GIVEN EXERCISE. Copy each line holding the string "this".

[Begin DATA FOR PROCESSING]

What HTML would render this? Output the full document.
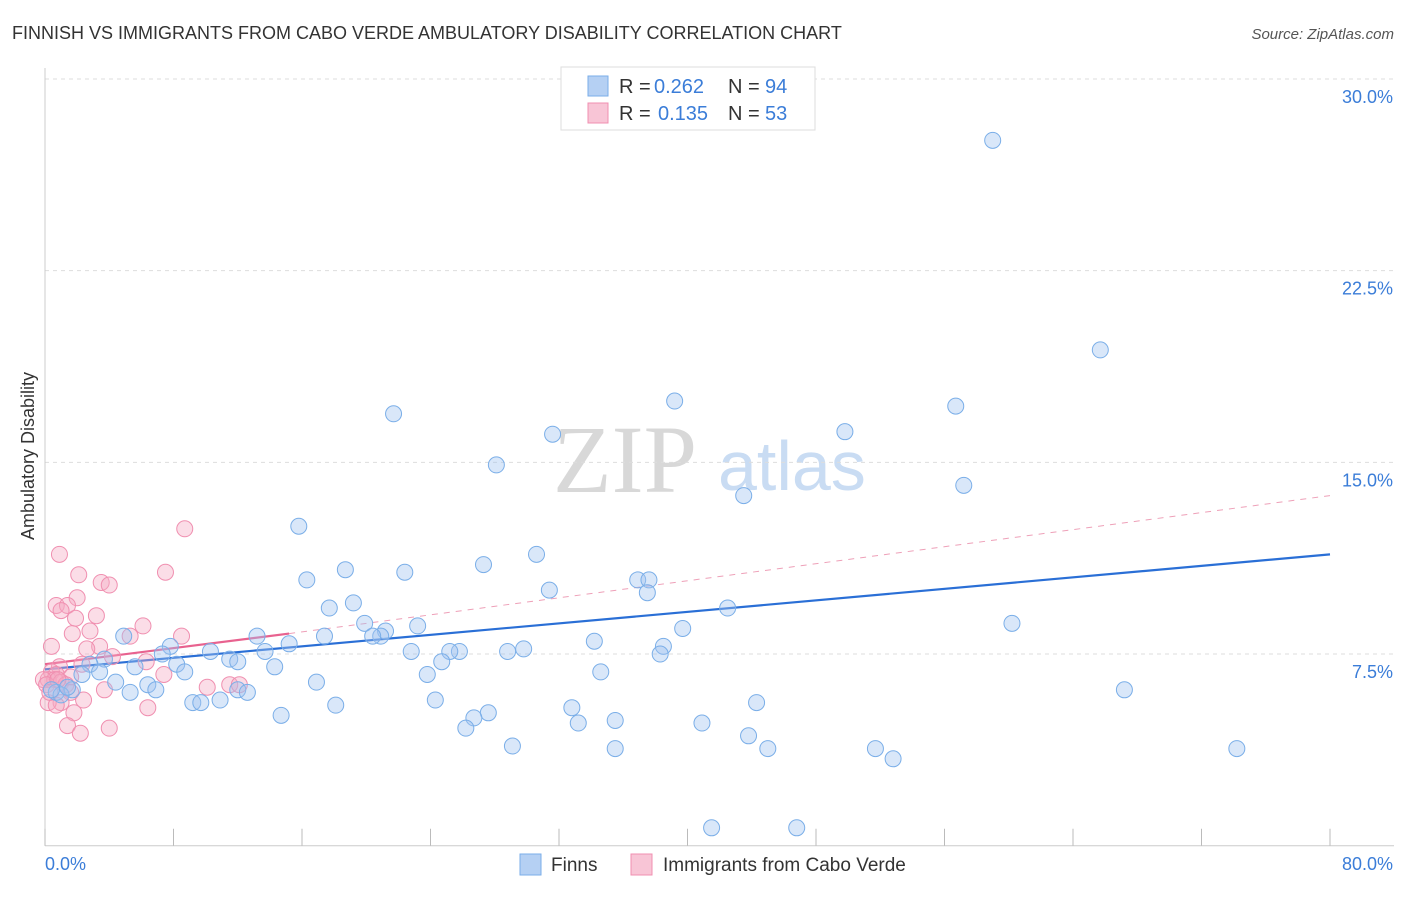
<!DOCTYPE html>
<html><head><meta charset="utf-8"><style>
body{margin:0;background:#fff;font-family:"Liberation Sans",sans-serif;}
svg text{font-family:"Liberation Sans",sans-serif;}
</style></head><body>
<svg id="chart" width="1406" height="892" xmlns="http://www.w3.org/2000/svg">
<text x="12" y="39" font-size="18" fill="#333">FINNISH VS IMMIGRANTS FROM CABO VERDE AMBULATORY DISABILITY CORRELATION CHART</text>
<text x="1394" y="39" font-size="15" fill="#555" text-anchor="end" font-style="italic">Source: ZipAtlas.com</text>
<text x="553" y="492" font-size="96" fill="#d8d8d8" style="font-family:'Liberation Serif',serif">ZIP</text>
<text x="718" y="490" font-size="70" fill="#c9dcf3">atlas</text>
<g id="grid"></g>
<g id="axes"></g>
<g id="lines"></g>
<g id="points"></g>
<text transform="translate(34,456) rotate(-90)" font-size="18" fill="#333" text-anchor="middle">Ambulatory Disability</text>
<g>
<rect x="561" y="67" width="254" height="63" fill="#fff" stroke="#ddd"/>
<rect x="588" y="76" width="20" height="20" fill="#b5d0f3" stroke="#7aaee8"/>
<text x="619" y="93" font-size="20" fill="#333">R =</text>
<text x="654" y="93" font-size="20" fill="#3b7dd8">0.262</text>
<text x="728" y="93" font-size="20" fill="#333">N =</text>
<text x="765" y="93" font-size="20" fill="#3b7dd8">94</text>
<rect x="588" y="103" width="20" height="20" fill="#f8c5d6" stroke="#f08fb0"/>
<text x="619" y="120" font-size="20" fill="#333">R =</text>
<text x="658" y="120" font-size="20" fill="#3b7dd8">0.135</text>
<text x="728" y="120" font-size="20" fill="#333">N =</text>
<text x="765" y="120" font-size="20" fill="#3b7dd8">53</text>
</g>
<g>
<rect x="520" y="854" width="21" height="21" fill="#b5d0f3" stroke="#7aaee8"/>
<text x="551" y="871" font-size="19" fill="#333">Finns</text>
<rect x="631" y="854" width="21" height="21" fill="#f8c5d6" stroke="#f08fb0"/>
<text x="663" y="871" font-size="19" fill="#333">Immigrants from Cabo Verde</text>
</g>
</svg>
<script>
const yTicks=[7.5,15,22.5,30];
const yTickLabels=["7.5%","15.0%","22.5%","30.0%"];
const xTickLabels=["0.0%","80.0%"];
const finnsX=[59.0,65.7,56.7,39.2,21.7,49.8,31.6,28.1,57.2,43.5,15.8,30.6,27.3,18.7,22.4,16.3,36.9,37.6,31.4,37.5,19.2,17.7,42.5,60.2,19.9,23.2,39.7,21.2,20.9,20.4,17.4,4.9,13.2,34.2,15.2,38.5,29.8,25.8,25.2,22.8,28.8,38.3,10.3,13.7,7.8,7.3,11.5,12.0,24.7,5.6,8.2,3.7,2.8,14.3,8.7,2.3,3.4,34.6,23.8,4.4,16.9,6.4,67.2,5.3,6.9,1.7,12.0,12.6,0.7,1.0,24.3,9.2,9.7,10.9,18.1,44.3,32.8,27.6,26.7,14.7,35.5,33.2,40.9,26.2,43.8,29.1,35.5,45.0,51.7,74.2,52.8,41.5,46.8,1.4,0.4];
const finnsY=[27.6,19.4,17.2,17.4,16.9,16.2,16.1,14.9,14.1,13.7,12.5,11.4,11.0,10.8,10.7,10.4,10.4,10.4,10.0,9.9,9.5,9.3,9.3,8.7,8.7,8.6,8.5,8.4,8.2,8.2,8.2,8.2,8.2,8.0,7.9,7.8,7.7,7.6,7.6,7.6,7.6,7.5,7.6,7.6,7.8,7.5,7.3,7.2,7.2,7.0,7.1,7.3,7.1,7.0,6.8,6.7,6.8,6.8,6.7,6.4,6.4,6.3,6.1,6.0,6.1,6.1,6.1,6.0,6.0,5.9,5.7,5.6,5.6,5.7,5.5,5.6,5.4,5.2,5.0,5.1,4.9,4.8,4.8,4.6,4.3,3.9,3.8,3.8,3.8,3.8,3.4,0.7,0.7,6.2,6.1];
const caboX=[0.9,8.7,2.1,7.5,3.5,4.0,2.0,0.7,1.4,1.0,3.2,1.9,6.1,8.5,1.7,2.8,0.4,3.4,2.6,4.2,6.3,2.3,0.9,0.4,0.7,1.6,7.4,0.2,0.6,1.0,1.3,-0.1,10.1,11.5,12.1,3.7,1.6,2.4,1.0,0.2,0.7,6.4,1.8,1.4,4.0,2.2,0.1,0.3,0.8,5.3];
const caboY=[11.4,12.4,10.6,10.7,10.3,10.2,9.7,9.4,9.4,9.2,9.0,8.9,8.6,8.2,8.3,8.4,7.8,7.8,7.7,7.4,7.2,7.1,7.0,6.8,6.7,6.6,6.7,6.5,6.5,6.4,6.3,6.5,6.2,6.3,6.3,6.1,6.0,5.7,5.6,5.6,5.5,5.4,5.2,4.7,4.6,4.4,6.3,6.0,6.5,8.2];
const finnsTrend=[0,6.9,80,11.4];
const caboTrend=[0,7.1,15.2,8.3,80,13.7];
const X0=45,X1=1330,Y0=845.7,Y30=79;
const xs=v=>X0+(v/80)*(X1-X0);
const ys=v=>Y0-(v/30)*(Y0-Y30);
const NS="http://www.w3.org/2000/svg";
function mk(tag,attrs,parent){const e=document.createElementNS(NS,tag);for(const k in attrs)e.setAttribute(k,attrs[k]);parent.appendChild(e);return e;}
const grid=document.getElementById('grid'),axes=document.getElementById('axes'),lines=document.getElementById('lines'),pts=document.getElementById('points');
yTicks.forEach((t,i)=>{
 const l=mk('line',{x1:X0,x2:1394,y1:ys(t),y2:ys(t),stroke:'#ddd','stroke-dasharray':'4,4'},grid);
 
 
 const tx=mk('text',{x:1393,y:ys(t)+24,'font-size':18,fill:'#3b7dd8','text-anchor':'end'},axes);
 tx.textContent=yTickLabels[i];
 
 
});
const yax=mk('line',{x1:X0,x2:X0,y1:68,y2:Y0,stroke:'#ccc'},axes);


const xax=mk('line',{x1:X0,x2:1394,y1:Y0,y2:Y0,stroke:'#ccc'},axes);


for(let i=0;i<=10;i++){
 const t=mk('line',{x1:xs(i*8),x2:xs(i*8),y1:Y0-17,y2:Y0,stroke:'#bbb'},axes);
 
 
}
const xl0=mk('text',{x:45,y:870,'font-size':18,fill:'#3b7dd8'},axes);xl0.textContent=xTickLabels[0];


const xl1=mk('text',{x:1393,y:870,'font-size':18,fill:'#3b7dd8','text-anchor':'end'},axes);xl1.textContent=xTickLabels[1];


const ct=mk('line',{x1:xs(caboTrend[2]),y1:ys(caboTrend[3]),x2:xs(caboTrend[4]),y2:ys(caboTrend[5]),stroke:'#eea0b8','stroke-dasharray':'6,6','stroke-width':1},lines);


caboX.forEach((v,i)=>{
 const c=mk('circle',{cx:xs(v),cy:ys(caboY[i]),r:8,fill:'rgba(244,170,195,0.4)',stroke:'#f08fb0','stroke-width':1},pts);
 
 
});
finnsX.forEach((v,i)=>{
 const c=mk('circle',{cx:xs(v),cy:ys(finnsY[i]),r:8,fill:'rgba(160,196,240,0.4)',stroke:'#7aaee8','stroke-width':1},pts);
 
 
});
const ft=mk('line',{x1:xs(finnsTrend[0]),y1:ys(finnsTrend[1]),x2:xs(finnsTrend[2]),y2:ys(finnsTrend[3]),stroke:'#2a6fd6','stroke-width':2.2},lines);


const cs=mk('line',{x1:xs(caboTrend[0]),y1:ys(caboTrend[1]),x2:xs(caboTrend[2]),y2:ys(caboTrend[3]),stroke:'#e8628f','stroke-width':2.2},lines);


</script>
</body></html>
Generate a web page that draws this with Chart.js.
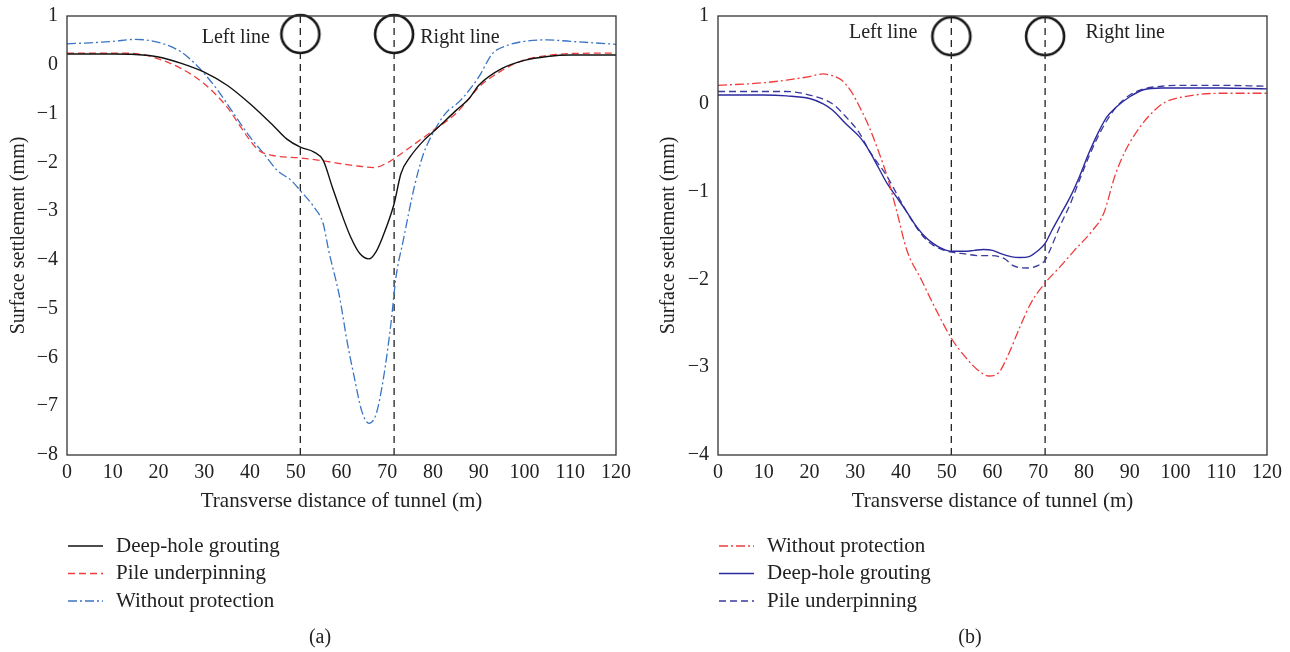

[End DATA FOR PROCESSING]

THE ANSWER.
What HTML would render this? Output the full document.
Generate a web page that draws this with Chart.js.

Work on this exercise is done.